## Task requirements:
Filter the listing and keep only the lines with the word "that".

## Provided entries:
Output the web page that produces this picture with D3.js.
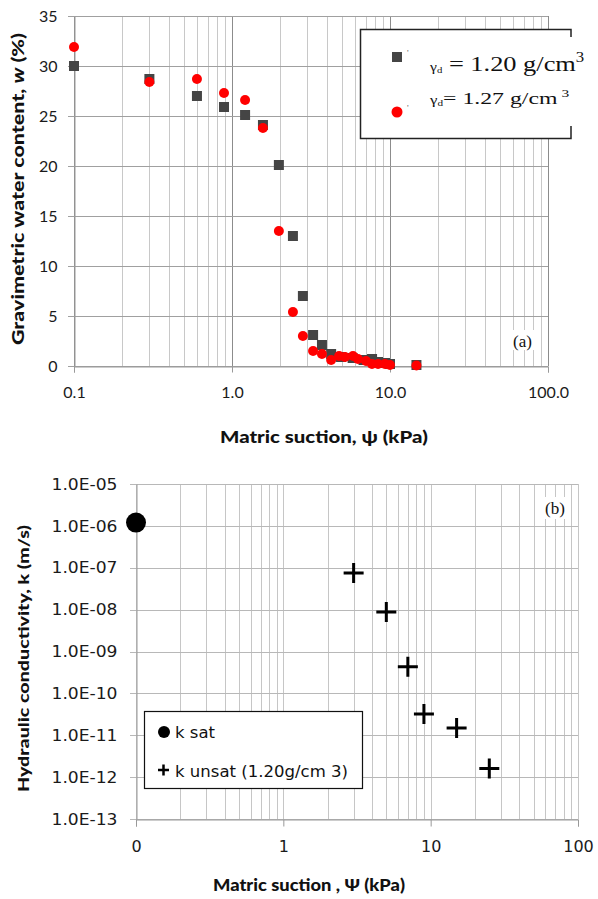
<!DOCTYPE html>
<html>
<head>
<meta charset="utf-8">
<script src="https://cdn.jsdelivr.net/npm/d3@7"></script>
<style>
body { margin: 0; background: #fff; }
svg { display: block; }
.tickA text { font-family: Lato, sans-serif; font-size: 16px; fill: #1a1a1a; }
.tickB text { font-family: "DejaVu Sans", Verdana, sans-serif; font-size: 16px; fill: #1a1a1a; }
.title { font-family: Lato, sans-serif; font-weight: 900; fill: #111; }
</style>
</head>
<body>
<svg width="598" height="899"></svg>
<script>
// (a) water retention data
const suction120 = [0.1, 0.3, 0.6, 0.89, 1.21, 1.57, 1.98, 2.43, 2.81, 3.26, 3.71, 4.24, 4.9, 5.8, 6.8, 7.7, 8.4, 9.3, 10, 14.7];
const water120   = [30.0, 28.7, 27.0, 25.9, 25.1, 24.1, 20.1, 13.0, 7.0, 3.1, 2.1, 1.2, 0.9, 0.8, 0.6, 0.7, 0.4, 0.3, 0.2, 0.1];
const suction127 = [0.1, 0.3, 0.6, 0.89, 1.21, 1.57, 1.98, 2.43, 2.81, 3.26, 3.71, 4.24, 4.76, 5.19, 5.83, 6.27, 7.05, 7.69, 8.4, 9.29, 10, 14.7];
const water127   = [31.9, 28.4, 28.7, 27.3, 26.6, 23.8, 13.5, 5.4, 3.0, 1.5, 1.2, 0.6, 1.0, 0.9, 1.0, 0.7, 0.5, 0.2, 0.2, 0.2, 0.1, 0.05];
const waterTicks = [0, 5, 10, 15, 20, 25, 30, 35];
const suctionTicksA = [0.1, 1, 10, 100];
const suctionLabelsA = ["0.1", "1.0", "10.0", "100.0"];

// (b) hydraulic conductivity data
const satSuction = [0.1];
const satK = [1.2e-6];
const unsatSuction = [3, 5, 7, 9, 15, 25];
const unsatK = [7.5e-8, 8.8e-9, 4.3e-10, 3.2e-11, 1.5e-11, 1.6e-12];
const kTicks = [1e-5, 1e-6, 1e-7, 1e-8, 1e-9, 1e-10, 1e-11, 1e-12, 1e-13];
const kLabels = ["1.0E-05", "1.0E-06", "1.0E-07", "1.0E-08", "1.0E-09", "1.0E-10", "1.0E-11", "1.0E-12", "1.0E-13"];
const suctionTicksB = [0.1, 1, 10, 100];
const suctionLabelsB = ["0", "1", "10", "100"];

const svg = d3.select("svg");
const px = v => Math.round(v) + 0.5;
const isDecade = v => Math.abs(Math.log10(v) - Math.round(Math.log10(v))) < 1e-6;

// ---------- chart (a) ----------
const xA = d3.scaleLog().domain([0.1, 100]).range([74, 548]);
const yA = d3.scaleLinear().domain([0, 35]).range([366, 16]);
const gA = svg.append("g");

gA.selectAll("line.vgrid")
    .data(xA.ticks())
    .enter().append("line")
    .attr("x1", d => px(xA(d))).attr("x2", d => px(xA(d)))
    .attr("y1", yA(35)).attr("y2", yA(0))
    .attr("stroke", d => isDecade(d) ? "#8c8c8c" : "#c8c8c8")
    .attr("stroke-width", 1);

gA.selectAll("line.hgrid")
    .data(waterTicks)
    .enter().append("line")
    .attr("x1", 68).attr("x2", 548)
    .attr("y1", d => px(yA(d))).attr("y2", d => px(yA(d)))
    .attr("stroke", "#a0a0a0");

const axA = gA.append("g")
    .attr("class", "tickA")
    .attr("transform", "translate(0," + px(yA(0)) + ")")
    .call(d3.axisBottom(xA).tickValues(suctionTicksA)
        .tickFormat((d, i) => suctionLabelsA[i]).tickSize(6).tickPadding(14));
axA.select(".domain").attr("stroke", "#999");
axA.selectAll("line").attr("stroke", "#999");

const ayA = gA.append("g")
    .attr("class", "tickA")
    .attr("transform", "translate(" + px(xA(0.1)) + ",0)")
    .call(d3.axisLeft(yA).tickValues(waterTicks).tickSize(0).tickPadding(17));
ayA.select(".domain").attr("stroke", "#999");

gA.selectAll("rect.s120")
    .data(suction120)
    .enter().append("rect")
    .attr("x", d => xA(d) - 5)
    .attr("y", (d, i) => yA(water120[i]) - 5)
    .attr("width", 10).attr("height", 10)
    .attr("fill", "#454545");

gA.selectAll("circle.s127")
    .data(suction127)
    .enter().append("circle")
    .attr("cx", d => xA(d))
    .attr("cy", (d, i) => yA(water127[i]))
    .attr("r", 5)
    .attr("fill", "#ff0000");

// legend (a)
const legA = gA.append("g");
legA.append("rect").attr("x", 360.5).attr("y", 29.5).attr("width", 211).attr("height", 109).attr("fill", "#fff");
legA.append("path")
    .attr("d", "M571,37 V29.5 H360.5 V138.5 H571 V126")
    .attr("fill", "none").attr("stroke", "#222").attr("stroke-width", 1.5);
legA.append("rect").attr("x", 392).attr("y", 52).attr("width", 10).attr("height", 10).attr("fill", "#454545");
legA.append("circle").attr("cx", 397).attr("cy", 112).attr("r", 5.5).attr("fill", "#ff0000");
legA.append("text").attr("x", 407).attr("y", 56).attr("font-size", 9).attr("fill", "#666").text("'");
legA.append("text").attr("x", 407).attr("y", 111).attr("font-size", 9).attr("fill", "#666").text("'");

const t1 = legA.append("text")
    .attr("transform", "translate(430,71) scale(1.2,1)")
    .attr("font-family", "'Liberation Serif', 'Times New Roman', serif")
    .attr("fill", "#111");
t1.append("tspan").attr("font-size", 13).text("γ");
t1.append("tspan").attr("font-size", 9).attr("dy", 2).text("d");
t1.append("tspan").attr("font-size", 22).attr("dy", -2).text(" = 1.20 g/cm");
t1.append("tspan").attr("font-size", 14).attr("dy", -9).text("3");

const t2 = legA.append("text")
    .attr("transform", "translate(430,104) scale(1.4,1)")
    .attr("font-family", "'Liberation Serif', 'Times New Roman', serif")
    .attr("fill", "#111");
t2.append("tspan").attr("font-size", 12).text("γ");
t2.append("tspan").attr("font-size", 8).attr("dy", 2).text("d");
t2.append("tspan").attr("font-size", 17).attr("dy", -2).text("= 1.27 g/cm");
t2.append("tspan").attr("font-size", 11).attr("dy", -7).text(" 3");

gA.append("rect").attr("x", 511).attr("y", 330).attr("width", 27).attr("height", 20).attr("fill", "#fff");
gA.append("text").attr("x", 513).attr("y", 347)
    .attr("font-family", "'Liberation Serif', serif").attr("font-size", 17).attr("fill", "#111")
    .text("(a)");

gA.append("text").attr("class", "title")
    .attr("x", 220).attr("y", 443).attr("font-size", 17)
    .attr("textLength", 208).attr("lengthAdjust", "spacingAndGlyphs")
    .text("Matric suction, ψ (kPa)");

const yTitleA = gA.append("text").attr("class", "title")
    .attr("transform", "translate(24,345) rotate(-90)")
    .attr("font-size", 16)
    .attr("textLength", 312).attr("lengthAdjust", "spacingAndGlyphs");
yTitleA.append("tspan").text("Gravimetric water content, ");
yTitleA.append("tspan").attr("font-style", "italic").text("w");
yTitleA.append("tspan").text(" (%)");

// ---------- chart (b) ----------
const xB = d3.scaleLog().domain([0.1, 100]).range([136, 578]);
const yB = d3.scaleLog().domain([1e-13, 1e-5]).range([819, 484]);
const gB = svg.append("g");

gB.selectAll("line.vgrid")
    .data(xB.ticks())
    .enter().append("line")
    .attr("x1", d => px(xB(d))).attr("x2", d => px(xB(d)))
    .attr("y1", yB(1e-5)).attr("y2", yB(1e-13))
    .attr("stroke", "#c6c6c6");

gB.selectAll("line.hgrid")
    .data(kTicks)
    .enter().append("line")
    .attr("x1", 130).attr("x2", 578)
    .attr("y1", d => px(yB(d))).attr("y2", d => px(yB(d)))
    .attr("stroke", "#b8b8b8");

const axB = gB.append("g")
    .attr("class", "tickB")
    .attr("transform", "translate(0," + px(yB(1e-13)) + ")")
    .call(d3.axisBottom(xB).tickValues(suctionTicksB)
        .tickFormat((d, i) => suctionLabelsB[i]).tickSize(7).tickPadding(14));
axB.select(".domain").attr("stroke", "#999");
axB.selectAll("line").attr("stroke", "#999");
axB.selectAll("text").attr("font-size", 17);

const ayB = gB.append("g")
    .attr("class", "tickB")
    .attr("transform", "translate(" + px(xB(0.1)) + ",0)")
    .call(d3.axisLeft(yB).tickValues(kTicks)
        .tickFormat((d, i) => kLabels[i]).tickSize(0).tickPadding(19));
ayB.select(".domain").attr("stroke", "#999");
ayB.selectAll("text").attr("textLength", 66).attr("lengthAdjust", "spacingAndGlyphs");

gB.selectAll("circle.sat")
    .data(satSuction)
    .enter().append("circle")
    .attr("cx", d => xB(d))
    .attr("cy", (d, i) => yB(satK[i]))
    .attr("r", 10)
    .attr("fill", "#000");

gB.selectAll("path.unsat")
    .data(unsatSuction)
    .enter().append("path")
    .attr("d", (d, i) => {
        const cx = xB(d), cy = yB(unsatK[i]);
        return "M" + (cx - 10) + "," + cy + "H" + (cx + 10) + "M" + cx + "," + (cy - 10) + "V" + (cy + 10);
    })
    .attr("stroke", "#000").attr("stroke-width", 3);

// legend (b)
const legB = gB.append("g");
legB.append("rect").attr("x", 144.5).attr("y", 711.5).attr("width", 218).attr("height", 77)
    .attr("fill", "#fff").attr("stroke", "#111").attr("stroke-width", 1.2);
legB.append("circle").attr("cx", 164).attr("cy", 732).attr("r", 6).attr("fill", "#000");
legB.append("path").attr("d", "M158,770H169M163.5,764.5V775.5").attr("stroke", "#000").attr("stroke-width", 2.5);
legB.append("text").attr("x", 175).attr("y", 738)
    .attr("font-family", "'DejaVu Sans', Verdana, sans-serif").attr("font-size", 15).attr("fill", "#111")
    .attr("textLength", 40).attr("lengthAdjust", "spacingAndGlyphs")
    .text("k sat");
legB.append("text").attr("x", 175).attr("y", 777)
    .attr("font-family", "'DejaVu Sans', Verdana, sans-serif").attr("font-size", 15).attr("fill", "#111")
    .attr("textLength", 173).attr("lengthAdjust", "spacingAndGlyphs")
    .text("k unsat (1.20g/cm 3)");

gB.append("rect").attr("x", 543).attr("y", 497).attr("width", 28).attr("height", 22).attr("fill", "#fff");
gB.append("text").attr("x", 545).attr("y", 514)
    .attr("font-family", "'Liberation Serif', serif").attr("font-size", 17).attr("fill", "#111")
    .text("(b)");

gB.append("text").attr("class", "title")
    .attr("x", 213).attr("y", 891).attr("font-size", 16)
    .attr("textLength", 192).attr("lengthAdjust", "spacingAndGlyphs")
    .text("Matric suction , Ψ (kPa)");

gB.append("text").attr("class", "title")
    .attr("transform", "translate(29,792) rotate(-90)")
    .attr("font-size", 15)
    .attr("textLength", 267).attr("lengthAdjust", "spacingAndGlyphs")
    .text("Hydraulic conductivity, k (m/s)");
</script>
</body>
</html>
...
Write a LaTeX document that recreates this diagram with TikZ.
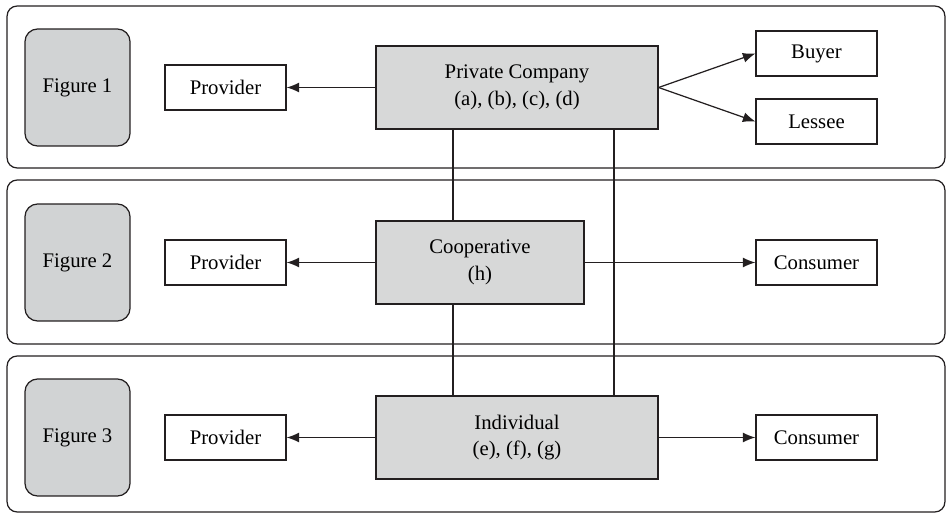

## Correct response:
Output the web page that produces this picture with D3.js.
Write a LaTeX document that recreates this diagram with TikZ.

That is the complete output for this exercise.